The newsletter of United Nations University and its international 
network of research and training centres/programmes
Issue36: March - April 2004

FRONT PAGE

Rector calls for global effort on disaster risk

UN University Rector Hans van Ginkel has appealed for international cooperation to develop in depth, targeted, site-specific knowledge about natural disasters, to make it available through training and education, to improve our understanding to reduce risk and vulnerability and to strengthen coping capacities by developing appropriate response strategies.

Hans van Ginkel

Speaking at the World Conference on Disaster Reduction in Kobe, Japan, van Ginkel said the international community must must take immediate action to reduce both the risk inherent in the complexity of the earth systems and the vulnerability of our society to natural hazards. 

"Above all, we must engage ourselves in the sustained action needed to be successful," he said.

"The disaster along the rim of the Indian Ocean has forcefully revealed our vulnerability and lack of capacities to cope with the consequences of interlinked, multiple natural hazards. An adequate and functional early warning system could have saved many lives. But even then, public awareness of the possible hazards and knowledge of how to respond would have been crucial."
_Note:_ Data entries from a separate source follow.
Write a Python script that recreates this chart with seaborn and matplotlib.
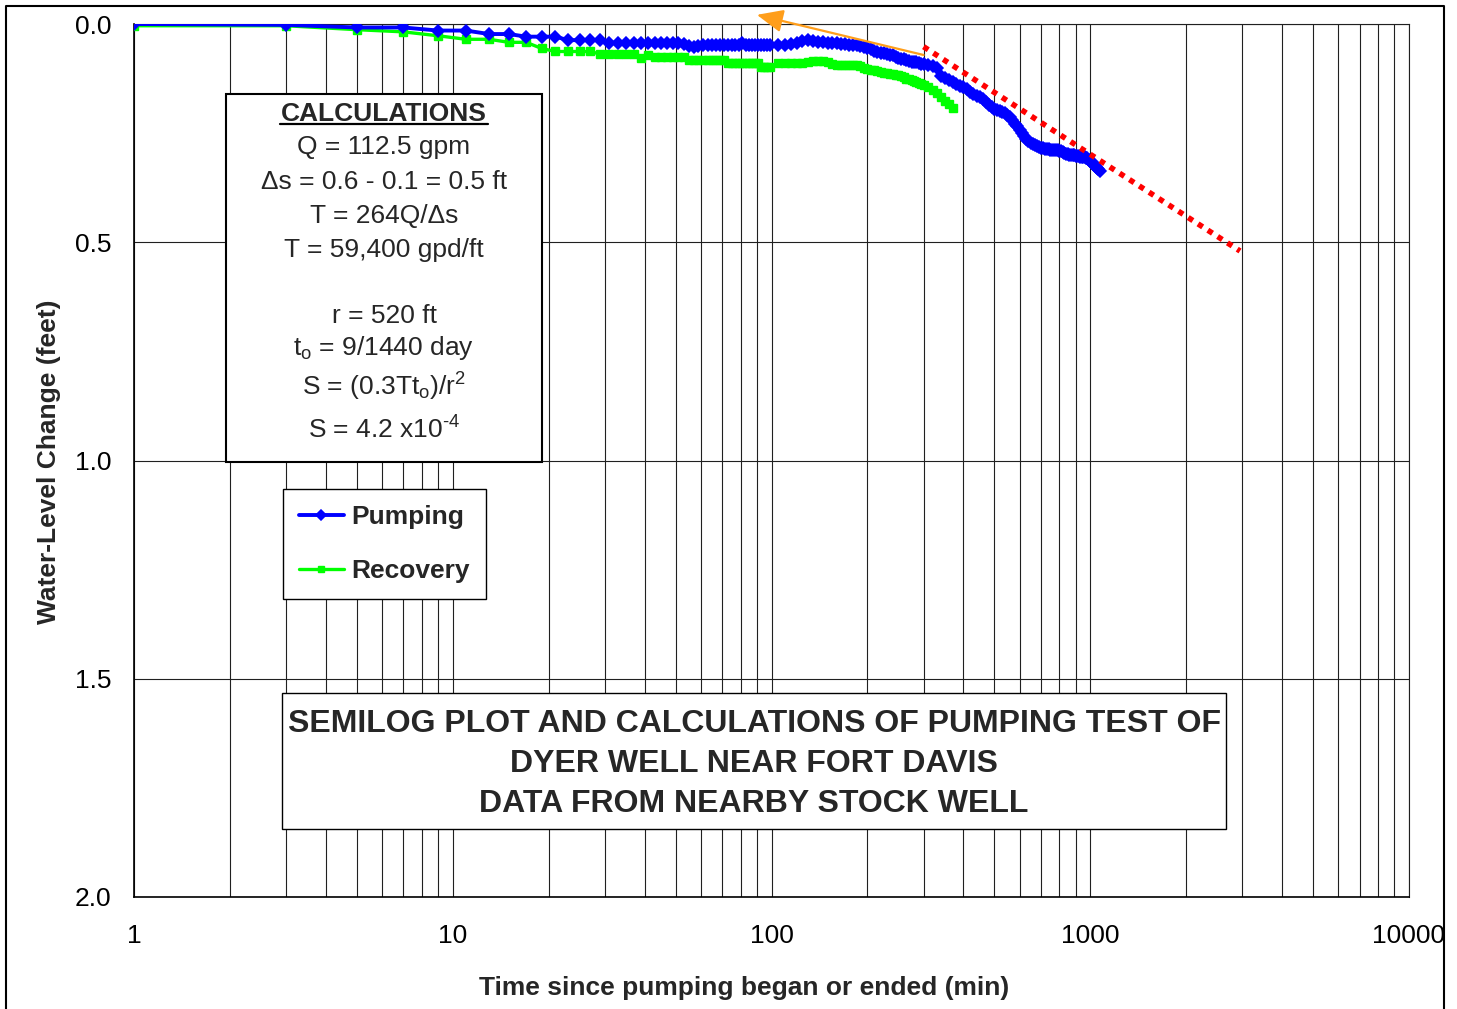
import numpy as np
import pandas as pd
import matplotlib
matplotlib.use('Agg')
import matplotlib.pyplot as plt
import seaborn as sns
from matplotlib.patches import Rectangle
from matplotlib.lines import Line2D
from matplotlib.ticker import LogLocator, NullFormatter, FixedLocator

# ---------------- data ----------------
pump_time = list(range(1, 101, 2)) + list(range(105, 301, 5)) + list(range(310, 1071, 10))
pump_change = [
    0.000, 0.002, 0.008, 0.008, 0.015, 0.015, 0.023, 0.023, 0.029, 0.029,
    0.029, 0.037, 0.037, 0.037, 0.037,
    0.043, 0.043, 0.043, 0.043, 0.043, 0.043, 0.043, 0.043, 0.043, 0.043, 0.043, 0.045,
    0.051, 0.052, 0.050,
    0.049,
    0.049, 0.049, 0.049, 0.049, 0.049, 0.049, 0.049, 0.049, 0.049,
    0.044,
    0.047,
    0.049, 0.049, 0.049, 0.049, 0.049, 0.049, 0.049, 0.049,
    # 105 .. 300 step 5
    0.047, 0.048, 0.046, 0.043, 0.040, 0.036, 0.040, 0.042, 0.042, 0.043,
    0.043, 0.044, 0.046, 0.046, 0.047, 0.048, 0.049, 0.050, 0.052, 0.054,
    0.058, 0.062, 0.065, 0.066, 0.067, 0.068, 0.070, 0.072, 0.075, 0.078,
    0.080, 0.081, 0.083, 0.085, 0.086, 0.087, 0.088, 0.090, 0.091, 0.092,
    # 310 .. 1070 step 10
    0.095, 0.097, 0.100, 0.118, 0.124, 0.128, 0.133, 0.137, 0.141, 0.145,
    0.150, 0.155, 0.160, 0.164, 0.167, 0.172, 0.178, 0.185, 0.191, 0.195,
    0.197, 0.199, 0.202, 0.205, 0.209, 0.214, 0.221, 0.228, 0.234, 0.242,
    0.250, 0.257, 0.263, 0.268, 0.272, 0.275, 0.278, 0.280, 0.282, 0.284,
    0.285, 0.286, 0.287, 0.287, 0.288, 0.288, 0.288, 0.289, 0.289, 0.290,
    0.291, 0.293, 0.295, 0.297, 0.298, 0.299, 0.300, 0.300, 0.301, 0.302,
    0.303, 0.303, 0.304, 0.304, 0.305, 0.305, 0.306, 0.308, 0.311, 0.314,
    0.317, 0.320, 0.323, 0.327, 0.330, 0.333, 0.336,
]

recov_time = list(range(1, 101, 2)) + list(range(105, 301, 5)) + list(range(310, 371, 10))
recov_change = [
    0.004, 0.004, 0.013, 0.018, 0.027, 0.035, 0.035, 0.042, 0.042, 0.056,
    0.063, 0.063, 0.063, 0.063, 0.069,
    0.069, 0.069, 0.069, 0.069,
    0.077,
    0.072,
    0.075, 0.075, 0.075, 0.075, 0.075, 0.075,
    0.082, 0.082, 0.082, 0.082, 0.082, 0.082, 0.082, 0.082, 0.082,
    0.090, 0.090, 0.090, 0.090, 0.090, 0.090, 0.090, 0.090, 0.090, 0.090,
    0.098, 0.098, 0.098, 0.098,
    # 105 .. 300 step 5
    0.090, 0.089, 0.089, 0.089, 0.089, 0.088, 0.084, 0.084, 0.084, 0.086,
    0.092, 0.093, 0.093, 0.093, 0.094, 0.094, 0.095, 0.097, 0.100, 0.103,
    0.105, 0.106, 0.108, 0.110, 0.112, 0.113, 0.114, 0.115, 0.116, 0.117,
    0.119, 0.122, 0.125, 0.127, 0.129, 0.131, 0.133, 0.135, 0.137, 0.139,
    # 310 .. 370 step 10
    0.145, 0.151, 0.157, 0.167, 0.176, 0.184, 0.192,
]

fit_time = [300, 2950]
fit_change = [0.052, 0.520]

arrow_tail = (300, 0.071)
arrow_head = (90, -0.021)

x_ticks = [1, 10, 100, 1000, 10000]
x_tick_labels = ['1', '10', '100', '1000', '10000']
y_ticks = [0.0, 0.5, 1.0, 1.5, 2.0]
y_tick_labels = ['0.0', '0.5', '1.0', '1.5', '2.0']

calc_title = 'CALCULATIONS'
calc_lines = [
    'Q = 112.5 gpm',
    '\u0394s = 0.6 - 0.1 = 0.5 ft',
    'T = 264Q/\u0394s',
    'T = 59,400 gpd/ft',
    'r = 520 ft',
    't$_{\\mathrm{o}}$ = 9/1440 day',
    'S = (0.3Tt$_{\\mathrm{o}}$)/r$^{\\mathrm{2}}$',
    'S = 4.2 x10$^{\\text{-4}}$',
]
title_lines = [
    'SEMILOG PLOT AND CALCULATIONS OF PUMPING TEST OF',
    'DYER WELL NEAR FORT DAVIS',
    'DATA FROM NEARBY STOCK WELL',
]
x_label = 'Time since pumping began or ended (min)'
y_label = 'Water-Level Change (feet)'

# ---------------- style ----------------
sns.set_theme(style='white')
plt.rcParams['font.family'] = ['Liberation Sans', 'DejaVu Sans']
plt.rcParams['mathtext.fontset'] = 'custom'
plt.rcParams['mathtext.rm'] = 'Liberation Sans'
plt.rcParams['mathtext.it'] = 'Liberation Sans:italic'
plt.rcParams['mathtext.bf'] = 'Liberation Sans:bold'

W, H = 1457, 1009
fig = plt.figure(figsize=(W / 100, H / 100), dpi=100)
fig.patch.set_facecolor('white')

def fx(px):
    return px / W

def fy(py):
    return 1 - py / H

ax = fig.add_axes([fx(134), fy(897), (1409 - 134) / W, (897 - 24) / H])
ax.set_facecolor('white')

pump_df = pd.DataFrame({'time': pump_time, 'change': pump_change})
recov_df = pd.DataFrame({'time': recov_time, 'change': recov_change})
fit_df = pd.DataFrame({'time': fit_time, 'change': fit_change})

sns.lineplot(data=pump_df, x='time', y='change', ax=ax, sort=False, errorbar=None,
             color='#0000FF', lw=2.8, marker='D', markersize=5.8,
             markeredgecolor='#0000FF', markerfacecolor='#0000FF', markeredgewidth=1.1,
             label='Pumping', zorder=4)
sns.lineplot(data=recov_df, x='time', y='change', ax=ax, sort=False, errorbar=None,
             color='#00FF00', lw=2.4, marker='s', markersize=5.6,
             markeredgecolor='#00FF00', markerfacecolor='#00FF00', markeredgewidth=1.0,
             label='Recovery', zorder=3)
sns.lineplot(data=fit_df, x='time', y='change', ax=ax, sort=False, errorbar=None,
             color='#FF0000', lw=4.0, linestyle=(0, (1, 1.1)), zorder=5, legend=False)

ax.annotate('', xy=arrow_head, xytext=arrow_tail, annotation_clip=False,
            arrowprops=dict(arrowstyle='-|>,head_length=0.8,head_width=0.35',
                            color='#FF9E1B', lw=1.6, mutation_scale=20,
                            shrinkA=0, shrinkB=0), zorder=6)

ax.set_xscale('log')
ax.set_xlim(1, 10000)
ax.set_ylim(2.0, 0.0)
ax.xaxis.set_major_locator(FixedLocator(x_ticks))
ax.set_xticklabels(x_tick_labels)
ax.xaxis.set_minor_locator(LogLocator(base=10, subs=np.arange(2, 10)))
ax.xaxis.set_minor_formatter(NullFormatter())
ax.set_yticks(y_ticks)
ax.set_yticklabels(y_tick_labels)

ax.grid(True, which='both', axis='x', color='#202020', lw=0.8)
ax.grid(True, which='major', axis='y', color='#202020', lw=0.8)
ax.set_axisbelow(True)

ax.tick_params(which='major', direction='out', length=6.5, width=1, color='black',
               labelsize=19, labelcolor='black')
ax.tick_params(axis='x', which='major', pad=13)
ax.tick_params(axis='y', which='major', pad=10)
ax.tick_params(which='minor', length=0)
for s in ['left', 'bottom']:
    ax.spines[s].set_color('black')
    ax.spines[s].set_linewidth(1.2)
for s in ['top', 'right']:
    ax.spines[s].set_color('#202020')
    ax.spines[s].set_linewidth(0.8)

ax.set_xlabel(x_label, fontsize=19, fontweight='bold', va='baseline')
ax.xaxis.set_label_coords(fx(744), fy(994.5), transform=fig.transFigure)
ax.set_ylabel(y_label, fontsize=19, fontweight='bold', va='center')
ax.yaxis.set_label_coords(fx(49), fy(461.5), transform=fig.transFigure)

# legend
leg = ax.legend(loc='upper left', bbox_to_anchor=(fx(283), fy(489)),
                bbox_transform=fig.transFigure, borderaxespad=0, frameon=True,
                fancybox=False, edgecolor='black', framealpha=1,
                prop={'weight': 'bold', 'size': 19}, handlelength=1.7,
                handletextpad=0.3, borderpad=0.6, labelspacing=1.15,
                markerscale=0.8)
leg.get_frame().set_linewidth(1.0)
leg.set_zorder(10)

# calculations box
ax.add_patch(Rectangle((fx(226), fy(462)), (542 - 226) / W, (462 - 94) / H,
                       transform=fig.transFigure, clip_on=False, facecolor='white',
                       edgecolor='black', lw=1.5, zorder=8))
cx = fx(384)
ax.text(cx, fy(120.7), calc_title, transform=fig.transFigure, ha='center', va='baseline',
        fontsize=19, fontweight='bold', zorder=9)
ax.add_line(Line2D([fx(280), fx(488)], [fy(124), fy(124)], transform=fig.transFigure,
                   color='black', lw=1.6, clip_on=False, zorder=9))
calc_baselines = [154.3, 189.3, 223.3, 256.7, 322.7, 355.0, 396.0, 438.3]
for s, b in zip(calc_lines, calc_baselines):
    ax.text(cx, fy(b), s, transform=fig.transFigure, ha='center', va='baseline',
            fontsize=19, zorder=9)

# title box
ax.add_patch(Rectangle((fx(282), fy(829)), (1226 - 282) / W, (829 - 693) / H,
                       transform=fig.transFigure, clip_on=False, facecolor='white',
                       edgecolor='black', lw=1.0, zorder=8))
for s, b in zip(title_lines, [731.5, 772.5, 812.5]):
    ax.text(fx(754), fy(b), s, transform=fig.transFigure, ha='center', va='baseline',
            fontsize=23, fontweight='bold', zorder=9)

# outer chart border
fig.add_artist(Line2D([fx(6), fx(6), fx(1444), fx(1444)], [0, fy(6), fy(6), 0],
                      transform=fig.transFigure, color='black', lw=1.5))

fig.savefig('out.png', dpi=100)
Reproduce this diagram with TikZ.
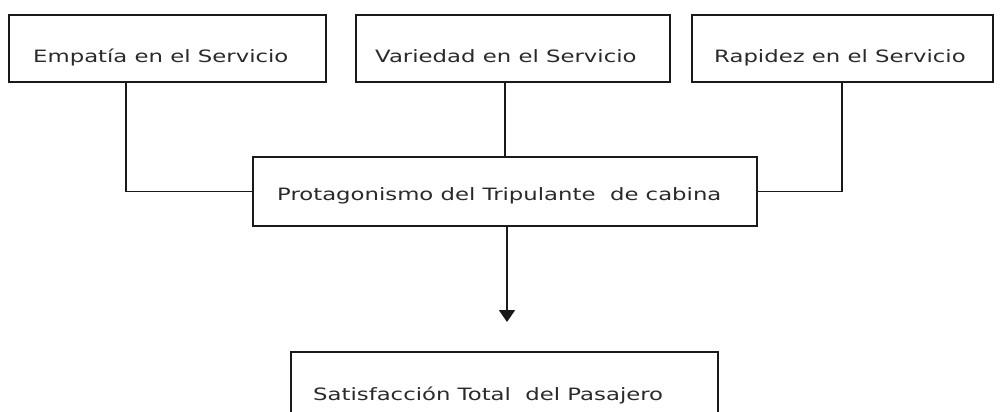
\documentclass[tikz,border=0pt]{standalone}
\usepackage{fontspec}
\setmainfont{DejaVu Sans}
\newfontfamily\widefont[FakeStretch=1.34]{DejaVu Sans}
\usetikzlibrary{arrows.meta}
\definecolor{boxline}{HTML}{1A1A1A}
\definecolor{txt}{HTML}{2A2A2A}
\begin{document}
\begin{tikzpicture}[x=1pt,y=-1pt,
  box/.style={draw=boxline,line width=1.8pt,rectangle,inner sep=0pt},
  lbl/.style={anchor=base west,inner sep=0pt,text=txt,font=\widefont\fontsize{17}{20}\selectfont},
  conn/.style={draw=boxline,line width=1.8pt}]
\useasboundingbox (0,0) rectangle (1001,412);
\fill[white] (0,0) rectangle (1001,412);
% boxes
\node[box,minimum width=317pt,minimum height=67pt] (b1) at (167.5,48.5) {};
\node[box,minimum width=314pt,minimum height=67pt] (b2) at (513,48.5) {};
\node[box,minimum width=301pt,minimum height=67pt] (b3) at (842.5,48.5) {};
\node[box,minimum width=504pt,minimum height=69pt] (p) at (505,191.5) {};
\node[box,minimum width=427pt,minimum height=68pt] (s) at (504.5,386) {};
% labels
\node[lbl] (t1) at (33,63) {Empatía en el Servicio};
\node[lbl] (t2) at (375,63) {Variedad en el Servicio};
\node[lbl] (t3) at (714,63) {Rapidez en el Servicio};
\node[lbl] (tp) at (277,200) {Protagonismo del Tripulante\ \ de cabina};
\node[lbl] (ts) at (313,400) {Satisfacción Total\ \ del Pasajero};
% connectors
\draw[conn] (b1.south -| 126,0) |- (p.west);
\draw[conn] (b2.south -| p.north) -- (p.north);
\draw[conn] (b3.south -| 842,0) |- (p.east);
\coordinate (tip) at (507,322);
\draw[conn,-{Triangle[width=16pt,length=12pt]}] (p.south -| tip) -- (tip);
\end{tikzpicture}
\end{document}
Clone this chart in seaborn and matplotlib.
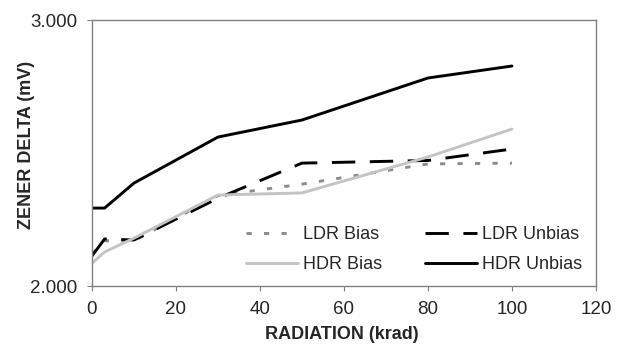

The Rector said that to help address existing knowledge deficiencies, UN University and its partners are working to model the impacts of catastrophic natural disasters on urban centres, particularly mega-cities, beginning in Asia.

"These detailed computer animations allow planners to visualize the likely impact of a tsunami, for example, under various advance warning scenarios, to aid understanding and mitigate catastrophic loss by better preparing in advance our infrastructure, our evacuation plans and our people," he said. "We are working similarly to model the effects on coastal urban centres of more gradual threats such as sea level rise due to climate change."

Van Ginkel also cited the work of the UNU Environment and Human Security (UNU-EHS) institute in Bonn, which is working to anticipate the cumulative effects of such long-term, creeping environmental disasters for humankind as desertification, steadily falling levels of groundwater, land degradation and other consequences of environmental neglect.